Hill’s script does a fantastic job sending up TV talent contest The X Factor - in particular Cowell and fellow judges Cheryl Cole and Louis Walsh.
 

Most of the music and lyrics by Steve Brown are also witty, vibrant and zany without reaching show-stopping status.
 

Cowell’s decision to partly finance a satire that pokes fun at himself suggests he saw the pound signs flashing as he eyed another hit – but it would have been less of a gamble if the show had been staged when X Factor was enjoying its biggest viewing figures.
 

The whole of X Factor is deliciously parodied, including too-slick compare Liam O'Deary and the contestants’ sob stories.
 

You couldn’t get much more over-the-top than having a heroine called Chenice living in a caravan under a flyover with a grandfather iwith an iron lung.

Well actually you could, because one of the X Factor wannabes is a hunchback swinging from a bell-rope.
 

Chenice is appealingly played by gifted vocalist Cynthia Erivo, whose top-note finish to ‘I Can't Sing’ is electrifying.

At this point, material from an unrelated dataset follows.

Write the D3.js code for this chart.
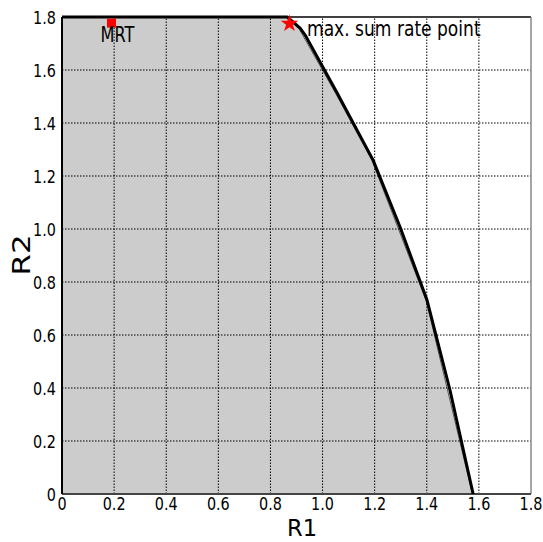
<!DOCTYPE html>
<html>
<head>
<meta charset="utf-8">
<script src="https://cdn.jsdelivr.net/npm/d3@7"></script>
<style>
  html, body { margin: 0; padding: 0; background: #fff; }
  svg text { font-family: 'DejaVu Sans', sans-serif; fill: #000; }
</style>
</head>
<body>
<svg width="543" height="542"></svg>
<script>
// achievable rate region (gray area)
const regionR1 = [0, 0.864, 0.912, 1.050, 1.190, 1.398, 1.575, 0];
const regionR2 = [1.8, 1.8, 1.752, 1.512, 1.258, 0.728, 0, 0];

// outer boundary (thick black)
const boundaryR1 = [0, 0.864, 0.914, 0.933, 1.056, 1.194, 1.297, 1.401, 1.489, 1.578];
const boundaryR2 = [1.8, 1.8, 1.758, 1.732, 1.513, 1.26, 1.008, 0.732, 0.392, 0];

const mrtPoint = [0.19, 1.777];
const maxSumPoint = [0.873, 1.775];

const xTicks = [0, 0.2, 0.4, 0.6, 0.8, 1.0, 1.2, 1.4, 1.6, 1.8];
const yTicks = [0, 0.2, 0.4, 0.6, 0.8, 1.0, 1.2, 1.4, 1.6, 1.8];

const svg = d3.select('svg');

const x = d3.scaleLinear().domain([0, 1.8]).range([62, 531]);
const y = d3.scaleLinear().domain([0, 1.8]).range([494, 17]);
const fmt = v => (v === 0 ? '0' : v.toFixed(1));

// text is a bit narrow and tall in the original
const stretch = 'scale(0.9,1.13)';

const line = d3.line().x(d => x(d[0])).y(d => y(d[1]));

// gray region
svg.append('path')
  .datum(regionR1.map((v, i) => [v, regionR2[i]]))
  .attr('d', d => line(d) + 'Z')
  .attr('fill', '#cccccc')
  .attr('stroke', '#555')
  .attr('stroke-width', 1);

// grid
const grid = svg.append('g').attr('stroke', '#000').attr('stroke-width', 1)
  .attr('stroke-dasharray', '1.5,1.5');
grid.selectAll('.gx')
  .data(xTicks.slice(1, -1))
  .enter().append('line')
  .attr('x1', d => x(d)).attr('x2', d => x(d))
  .attr('y1', y(0)).attr('y2', y(1.8));
grid.selectAll('.gy')
  .data(yTicks.slice(1, -1))
  .enter().append('line')
  .attr('y1', d => y(d)).attr('y2', d => y(d))
  .attr('x1', x(0)).attr('x2', x(1.8));

// frame
svg.append('line').attr('x1', x(0)).attr('x2', x(1.8)).attr('y1', y(1.8)).attr('y2', y(1.8))
  .attr('stroke', '#000').attr('stroke-width', 1.5);
svg.append('line').attr('x1', x(1.8)).attr('x2', x(1.8)).attr('y1', y(1.8)).attr('y2', y(0))
  .attr('stroke', '#888').attr('stroke-width', 1.5);
svg.append('line').attr('x1', x(0)).attr('x2', x(1.8)).attr('y1', y(0)).attr('y2', y(0))
  .attr('stroke', '#444').attr('stroke-width', 2);
svg.append('line').attr('x1', x(0)).attr('x2', x(0)).attr('y1', y(1.8)).attr('y2', y(0))
  .attr('stroke', '#000').attr('stroke-width', 2);

// boundary curve
svg.append('path')
  .datum(boundaryR1.map((v, i) => [v, boundaryR2[i]]))
  .attr('d', line)
  .attr('fill', 'none')
  .attr('stroke', '#000')
  .attr('stroke-width', 3)
  .attr('stroke-linejoin', 'round');

// markers
svg.append('path')
  .attr('d', d3.symbol(d3.symbolSquare, 81)())
  .attr('transform', `translate(${x(mrtPoint[0])},${y(mrtPoint[1])})`)
  .attr('fill', '#ff0000');
svg.append('path')
  .attr('d', d3.symbol(d3.symbolStar, 95)())
  .attr('transform', `translate(${x(maxSumPoint[0])},${y(maxSumPoint[1])})`)
  .attr('fill', '#ff0000');

svg.append('text')
  .attr('transform', `translate(${x(mrtPoint[0]) + 6},42) ${stretch}`)
  .attr('text-anchor', 'middle')
  .style('font-size', '18px')
  .text('MRT');
svg.append('text')
  .attr('transform', `translate(307,36) ${stretch}`)
  .style('font-size', '19px')
  .text('max. sum rate point');

// tick labels
svg.selectAll('.xl')
  .data(xTicks)
  .enter().append('text')
  .attr('transform', d => `translate(${x(d)},509.5) ${stretch}`)
  .attr('text-anchor', 'middle')
  .style('font-size', '16px')
  .text(fmt);
svg.selectAll('.yl')
  .data(yTicks)
  .enter().append('text')
  .attr('transform', d => `translate(56,${y(d) + 6.5}) ${stretch}`)
  .attr('text-anchor', 'end')
  .style('font-size', '16px')
  .text(fmt);

// axis titles
svg.append('text')
  .attr('transform', 'translate(302,536) scale(0.96,1)')
  .attr('text-anchor', 'middle')
  .style('font-size', '23.5px')
  .text('R1');
svg.append('text')
  .attr('transform', 'translate(30,255) rotate(-90) scale(1.1,0.9)')
  .attr('text-anchor', 'middle')
  .style('font-size', '28px')
  .text('R2');
</script>
</body>
</html>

After convincing her that she can indeed sing, ukele-playing plumber Max [Alan Morrissey] persuades her to compete with him on the talent show against thinly-disguised versions of Jedward, Wagner and ‘Tesco’ Mary.

Nigel Harman perfectly captures the egotistic pop mogul, who is beseeched by the lame and the blind to perform miracles after he descends, Messiah-fashion, on a cloud in the catchy routine ‘Please Simon’.
 

Simon Bailey splendidly lampoons the renamed Dermot O’Leary, while Victoria Elliott and Ashley Knight undermine the other judges.

But Simon Lipkin, operating talking dog Barlow who delivers some great put-downs, and Charlie Baker, as the hunchback, almost steal the show.
 

Director Sean Foley clearly subscribes to the notion that bad taste is acceptable if it’s funny.